Por Cynthia Rimsky
La plaza es como cualquier otra. Juegos infantiles, tierra, árboles, parejas bajo los árboles, bancos de hierro forjado pintados de verde a pleno sol, empleadas y madres vigilando niños, palomas huyendo de niños. Ahora último, alrededor de la plaza se ha gestado inusual actividad. En un extremo está el café del Mundo y en el otro un restaurante. En la vereda hay un árbol de duraznos. Hasta ayer aún colgaban frutos. Contemplar algo gratuito causa alegría. A los transeúntes le ocurre algo similar porque esperan a que los duraznos estén maduros para arrancarlos. El que yo comí estaba caliente por el sol.
Al frente del durazno hay un paradero con cuatro taxis. Los conductores atraviesan la ciudad todas las mañanas para llegar a esa media cuadra que les ha sido designada. A veces reciben un llamado telefónico, se despiden de los otros y salen, luego vuelven, hasta que es hora de ir a casa. Por la noche permanece el letrero. Hasta la mañana siguiente que vuelven a reunirse los cuatro.
Junto al café hay un almacén. Ahora también es botillería. El dueño cuenta que estuvieron casi un año haciendo trámites en la Municipalidad para conseguir la patente. “Como está la plaza y hay niños no quieren que la gente compre trago y vaya a tomarlo allá”. Afuera del local hay algunas mesas con quitasoles. Ideal para tomar cerveza, pero la municipalidad lo tiene prohibido. El dueño se disculpa. “Si fuera por mi las dejaría (beber las cervezas que compramos), pero cada media hora pasa un furgón de Paz Ciudadana: si las ven, me quitan la patente”. Al otro lado de la plaza hay un restaurante con mesas en la calle que sí puede vender cerveza. El dueño se encoge de hombros sin hacer comentario.
Decidimos asumir el riesgo y tomar las cervezas en la plaza, bajo un árbol. Mi amiga me pregunta con inocencia qué pasaría si nos encuentran bebiendo en la plaza. “Nos llevan presas”, contesto.

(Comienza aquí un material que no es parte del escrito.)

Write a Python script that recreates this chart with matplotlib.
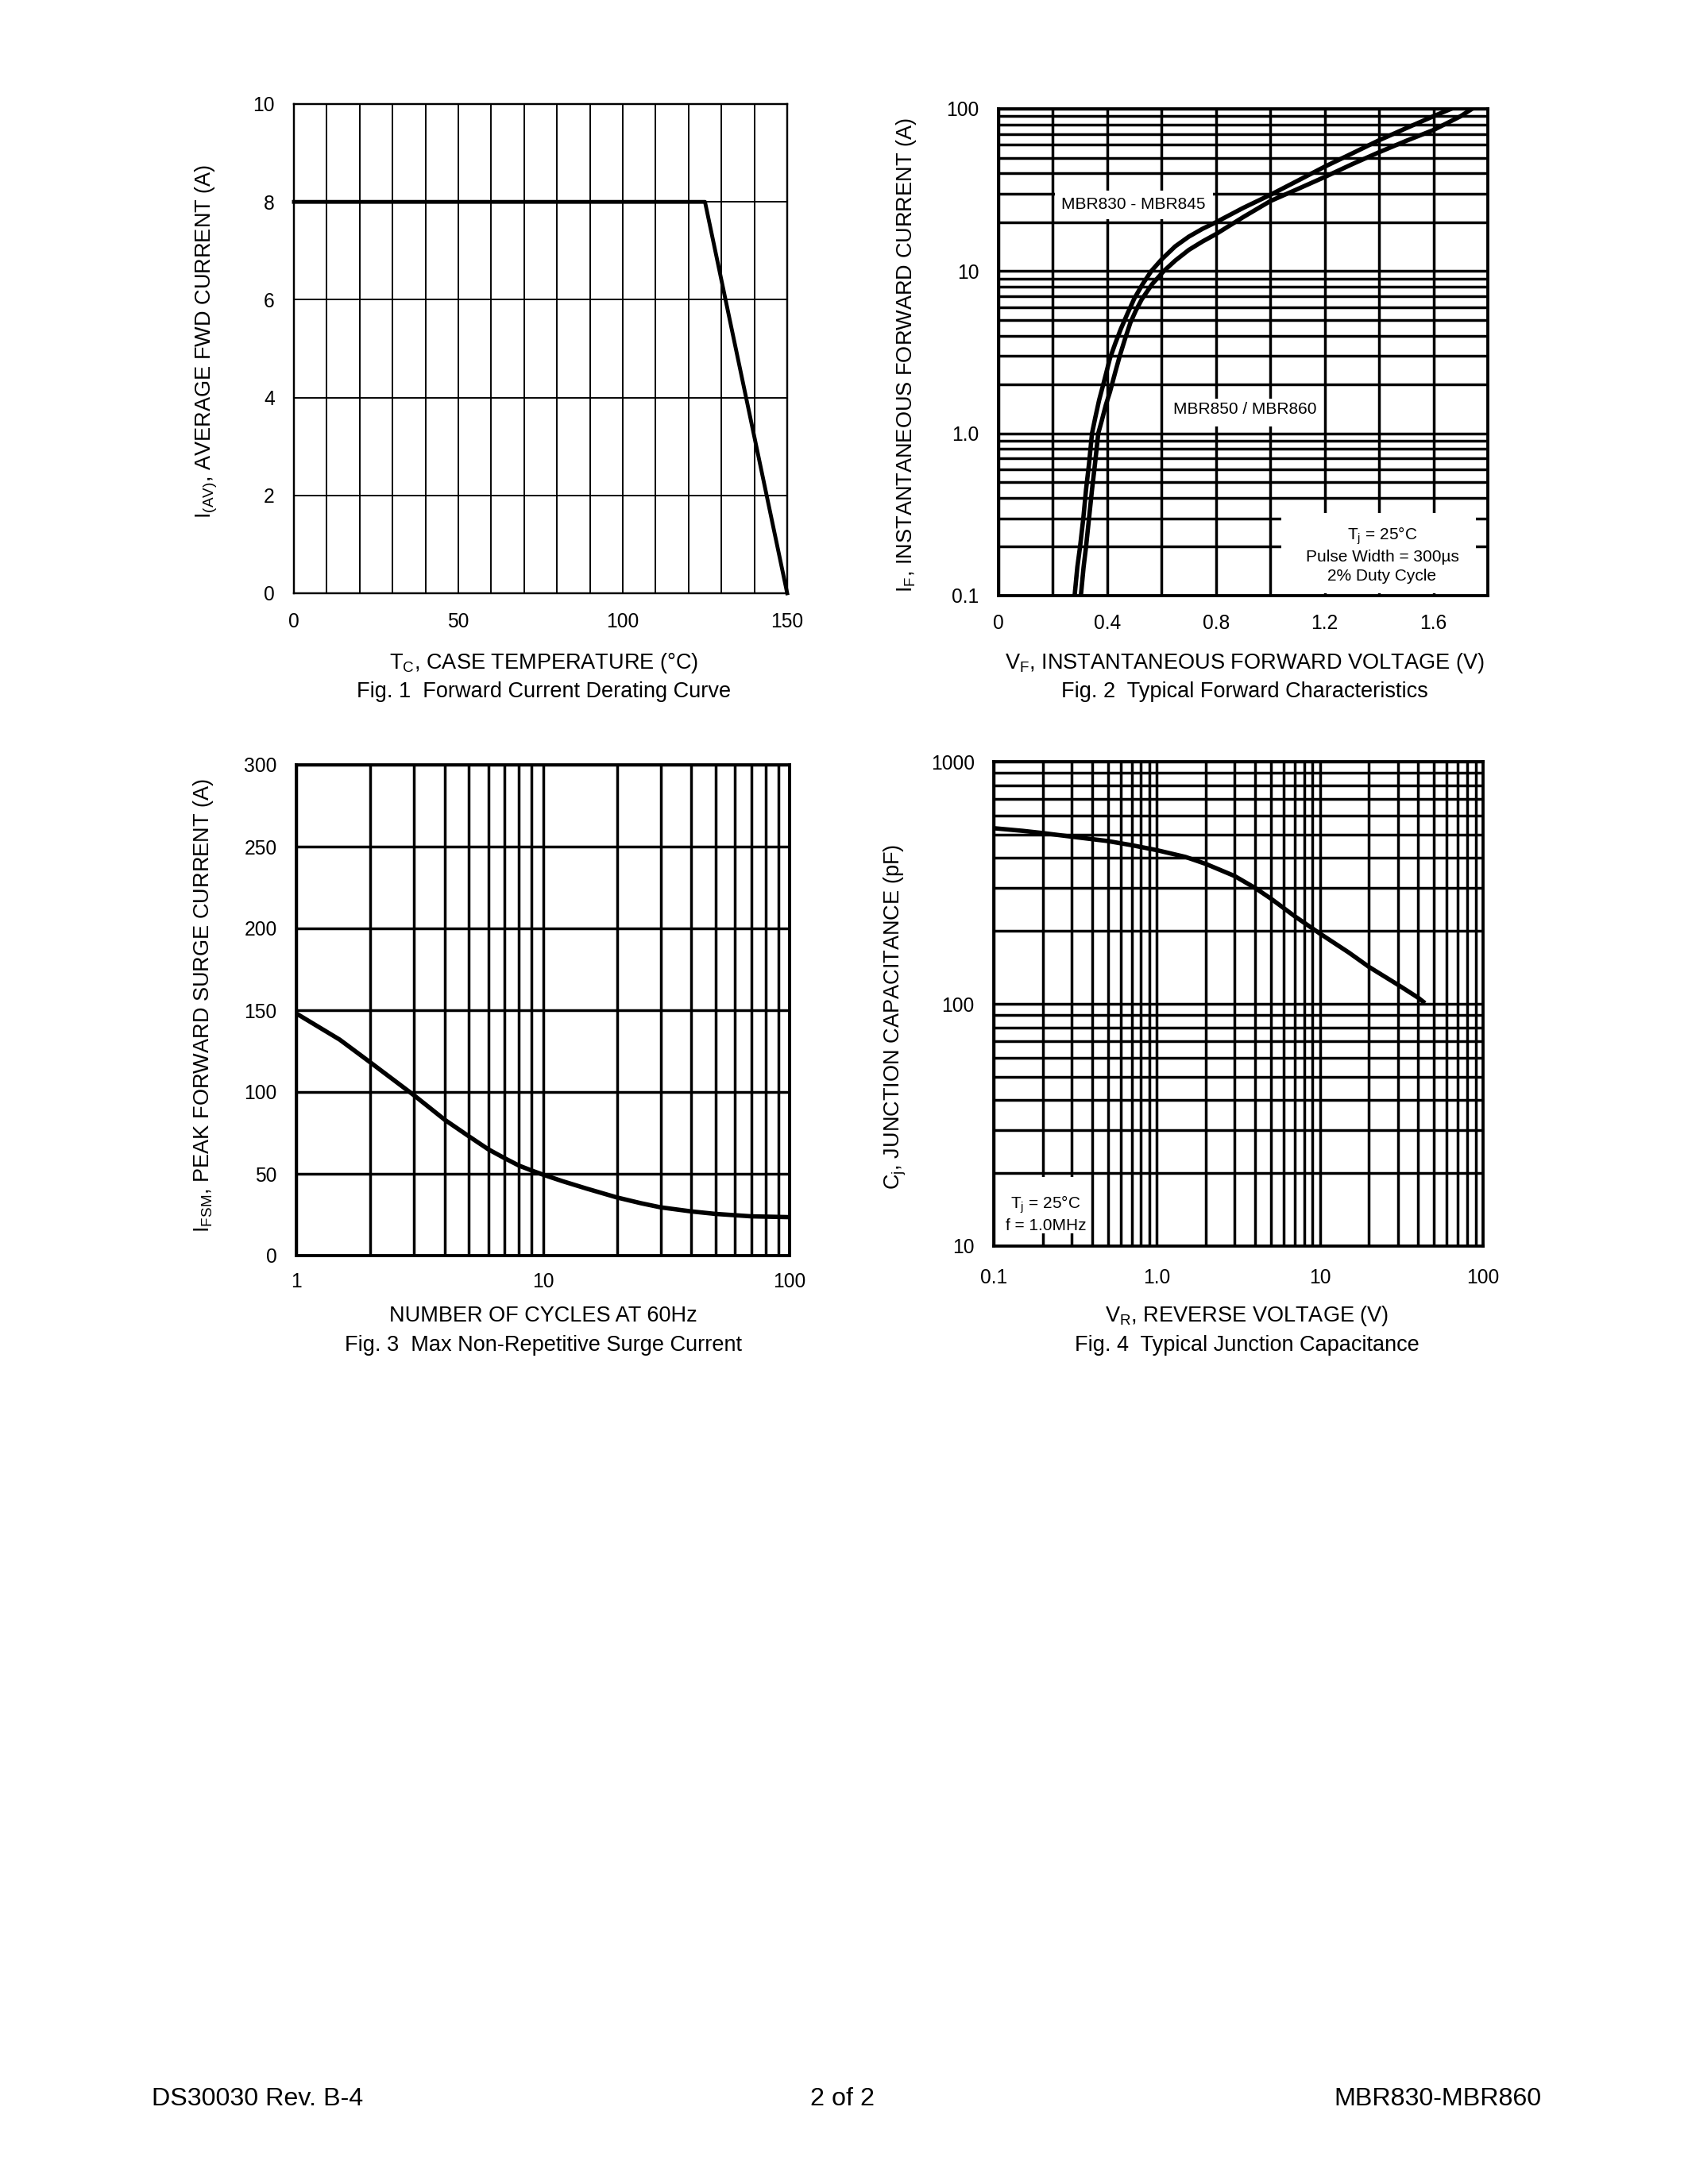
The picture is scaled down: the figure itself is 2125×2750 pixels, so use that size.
import matplotlib
matplotlib.use("Agg")
import matplotlib.pyplot as plt
from matplotlib.ticker import MultipleLocator, LogLocator, NullFormatter
from matplotlib.patches import Rectangle

plt.rcParams['font.family'] = ['Liberation Sans', 'DejaVu Sans']
plt.rcParams['mathtext.fontset'] = 'custom'
plt.rcParams['mathtext.rm'] = 'Liberation Sans'
plt.rcParams['mathtext.it'] = 'Liberation Sans:italic'
plt.rcParams['mathtext.bf'] = 'Liberation Sans:bold'

# Fig 1 - derating curve
derate_temp = [0, 125, 150]
derate_current = [8, 8, 0]

# Fig 2 - forward characteristics (V, A)
vf_830 = [0.280, 0.290, 0.300, 0.312, 0.322, 0.333, 0.344, 0.356, 0.370, 0.387,
          0.410, 0.430, 0.450, 0.475, 0.500, 0.530, 0.562, 0.600, 0.650, 0.700,
          0.750, 0.800, 0.900, 1.000, 1.100, 1.200, 1.300, 1.400, 1.500, 1.600, 1.665]
if_830 = [0.10, 0.15, 0.20, 0.30, 0.45, 0.65, 1.0, 1.25, 1.6, 2.05,
          2.9, 3.6, 4.4, 5.5, 6.8, 8.3, 10, 11.8, 14.2, 16.3,
          18.2, 20, 24.5, 29.5, 36, 44, 53, 64, 76, 90, 100]
vf_850 = [0.303, 0.313, 0.322, 0.333, 0.344, 0.355, 0.367, 0.380, 0.395, 0.410,
          0.430, 0.446, 0.465, 0.485, 0.505, 0.527, 0.565, 0.608, 0.650, 0.700,
          0.750, 0.800, 0.900, 1.000, 1.100, 1.200, 1.300, 1.400, 1.500, 1.600,
          1.700, 1.742]
if_850 = [0.10, 0.15, 0.20, 0.30, 0.45, 0.65, 1.0, 1.2, 1.5, 1.8,
          2.4, 3.0, 3.8, 4.8, 5.7, 6.7, 8.3, 10, 11.6, 13.5,
          15.2, 16.9, 21.5, 27, 32, 38, 45.5, 54, 63.5, 74,
          90, 100]

# Fig 3 - surge current
cycles = [1, 1.5, 2, 2.5, 3, 4, 5, 6, 7, 8, 9, 10, 12, 15, 20, 25, 30, 40, 50, 70, 100]
surge = [148, 132, 118, 107, 98, 83, 73, 65, 59.5, 55, 52, 49.5, 45.5, 41, 35.5, 32,
         29.5, 27, 25.5, 24, 23.5]

# Fig 4 - junction capacitance
vr = [0.1, 0.15, 0.2, 0.3, 0.5, 0.7, 1.0, 1.5, 2, 3, 4, 5, 7, 10, 15, 20, 30, 40, 43]
cj = [531, 518, 507, 490, 470, 452, 431, 404, 378, 337, 301, 272, 230, 195, 163, 142,
      120, 106, 102]

W, H = 2125, 2750
fig = plt.figure(figsize=(8.5, 11), dpi=250)


def add_ax(l, t, r, b):
    return fig.add_axes([l / W, 1 - b / H, (r - l) / W, (b - t) / H])


def ftext(x, y, s, **kw):
    kw.setdefault('ha', 'center')
    kw.setdefault('va', 'center')
    kw.setdefault('fontsize', 7.8)
    fig.text(x / W, 1 - y / H, s, **kw)


def style(ax, grid_lw, frame_lw, xpad, ypad):
    ax.grid(which='both', color='black', lw=grid_lw)
    ax.tick_params(which='both', length=0, labelsize=7.1)
    ax.tick_params(axis='x', pad=xpad)
    ax.tick_params(axis='y', pad=ypad)
    for sp in ax.spines.values():
        sp.set_linewidth(frame_lw)


# ---- Fig 1
ax1 = add_ax(370, 131, 991, 747)
ax1.plot(derate_temp, derate_current, color='black', lw=1.4, zorder=3, clip_on=False)
ax1.set_xlim(0, 150)
ax1.set_ylim(0, 10)
ax1.set_xticks([0, 50, 100, 150])
ax1.xaxis.set_minor_locator(MultipleLocator(10))
ax1.set_yticks([0, 2, 4, 6, 8, 10])
style(ax1, 0.55, 0.7, 7, 7)

ftext(685, 835, r'T$_{\mathrm{C}}$, CASE TEMPERATURE (°C)')
ftext(685, 871, 'Fig. 1  Forward Current Derating Curve')
ftext(260, 430, r'I$_{\mathrm{(AV)}}$, AVERAGE FWD CURRENT (A)', rotation=90)

# ---- Fig 2
ax2 = add_ax(1257, 137, 1873, 750)
ax2.set_yscale('log')
ax2.plot(vf_830, if_830, color='black', lw=1.6, zorder=3)
ax2.plot(vf_850, if_850, color='black', lw=1.6, zorder=3)
ax2.set_xlim(0, 1.8)
ax2.set_ylim(0.1, 100)
ax2.set_xticks([0, 0.4, 0.8, 1.2, 1.6], ['0', '0.4', '0.8', '1.2', '1.6'])
ax2.xaxis.set_minor_locator(MultipleLocator(0.2))
ax2.set_yticks([0.1, 1, 10, 100], ['0.1', '1.0', '10', '100'])
ax2.yaxis.set_minor_locator(LogLocator(subs=range(2, 10), numticks=20))
ax2.yaxis.set_minor_formatter(NullFormatter())
style(ax2, 1.0, 1.1, 6.5, 7)

ax2.add_patch(Rectangle((0.207, 20.9), 0.583, 10.5, facecolor='white', edgecolor='none', zorder=2))
ax2.text(0.497, 25.7, 'MBR830 - MBR845', ha='center', va='center', fontsize=6, zorder=4)
ax2.add_patch(Rectangle((0.613, 1.107), 0.583, 0.533, facecolor='white', edgecolor='none', zorder=2))
ax2.text(0.906, 1.40, 'MBR850 / MBR860', ha='center', va='center', fontsize=6, zorder=4)
ax2.add_patch(Rectangle((0.578, 0.005), 0.398, 0.165, transform=ax2.transAxes,
                        facecolor='white', edgecolor='none', zorder=2))
ax2.text(0.784, 0.085, 'T$_{\\mathrm{j}}$ = 25°C\nPulse Width = 300µs\n2% Duty Cycle',
         transform=ax2.transAxes, ha='center', va='center', fontsize=6,
         linespacing=1.3, zorder=4)

ftext(1567, 835, r'V$_{\mathrm{F}}$, INSTANTANEOUS FORWARD VOLTAGE (V)')
ftext(1567, 871, 'Fig. 2  Typical Forward Characteristics')
ftext(1141, 447, r'I$_{\mathrm{F}}$, INSTANTANEOUS FORWARD CURRENT (A)', rotation=90)

# ---- Fig 3
ax3 = add_ax(373, 963, 994, 1581)
ax3.set_xscale('log')
ax3.plot(cycles, surge, color='black', lw=1.6, zorder=3)
ax3.set_xlim(1, 100)
ax3.set_ylim(0, 300)
ax3.set_xticks([1, 10, 100], ['1', '10', '100'])
ax3.xaxis.set_minor_locator(LogLocator(subs=range(2, 10), numticks=20))
ax3.xaxis.set_minor_formatter(NullFormatter())
ax3.set_yticks([0, 50, 100, 150, 200, 250, 300])
style(ax3, 1.0, 1.1, 6, 7)

ftext(684, 1657, 'NUMBER OF CYCLES AT 60Hz')
ftext(684, 1694, 'Fig. 3  Max Non-Repetitive Surge Current')
ftext(256, 1266, r'I$_{\mathrm{FSM}}$, PEAK FORWARD SURGE CURRENT (A)', rotation=90)

# ---- Fig 4
ax4 = add_ax(1251, 959, 1867, 1569)
ax4.set_xscale('log')
ax4.set_yscale('log')
ax4.plot(vr, cj, color='black', lw=1.6, zorder=3)
ax4.set_xlim(0.1, 100)
ax4.set_ylim(10, 1000)
ax4.set_xticks([0.1, 1, 10, 100], ['0.1', '1.0', '10', '100'])
ax4.set_yticks([10, 100, 1000], ['10', '100', '1000'])
for axis in (ax4.xaxis, ax4.yaxis):
    axis.set_minor_locator(LogLocator(subs=range(2, 10), numticks=20))
    axis.set_minor_formatter(NullFormatter())
style(ax4, 1.0, 1.1, 8, 7)

ax4.add_patch(Rectangle((0.014, 0.026), 0.182, 0.117, transform=ax4.transAxes,
                        facecolor='white', edgecolor='none', zorder=2))
ax4.text(0.106, 0.067, 'T$_{\\mathrm{j}}$ = 25°C\nf = 1.0MHz', transform=ax4.transAxes,
         ha='center', va='center', fontsize=6, linespacing=1.3, zorder=4)

ftext(1570, 1657, r'V$_{\mathrm{R}}$, REVERSE VOLTAGE (V)')
ftext(1570, 1694, 'Fig. 4  Typical Junction Capacitance')
ftext(1127, 1280, r'C$_{\mathrm{j}}$, JUNCTION CAPACITANCE (pF)', rotation=90)

# ---- footer
ftext(191, 2643, 'DS30030 Rev. B-4', ha='left', fontsize=9.3)
ftext(1061, 2643, '2 of 2', fontsize=9.3)
ftext(1940, 2643, 'MBR830-MBR860', ha='right', fontsize=9.3)

fig.savefig('out.png', dpi=250, facecolor='white')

Al otro lado del sendero, bajo otro ábol, hay un grupo de hombre de distintas edades que conversan en círculo. Sus bolsos, las cabezas mojadas, delatan que trabajan en una construcción cercana y tienen la costumbre de juntarse aquí a compartir una bebida que toman en vasos plásticos de camino a Irarrázabal donde tomarán el autobús a casa. Un furgón que lleva una leyenda de la municipalidad de Providencia se estaciona. Baja un carabinero que se acerca a los hombres. Le hago señas a mi amiga para que oculte la lata de cerveza entre sus piernas. Aún cuando no alcanzo a escuchar lo que hablan, es evidente que el carabinero les pregunta qué hacen allí, quienes son, y qué toman. Desconfiando de la explicación, coge un vaso plástico y lo huele. Satisfecho y, sin ofrecer disculpas, se aleja del grupo en dirección al furgón. Antes de subir, mira a las dos mujeres rubias que conversan bajo el árbol. Como no le parecen sospechosas, ordena al chófer municipal arrancar a la siguiente plaza.
Apenas dan vuelta a la esquina, mi amiga y yo sacamos las cervezas. Los hombres nos observan. Avergonzada, hago un brindis. Los culpables con bebida y los inocentes con alcohol.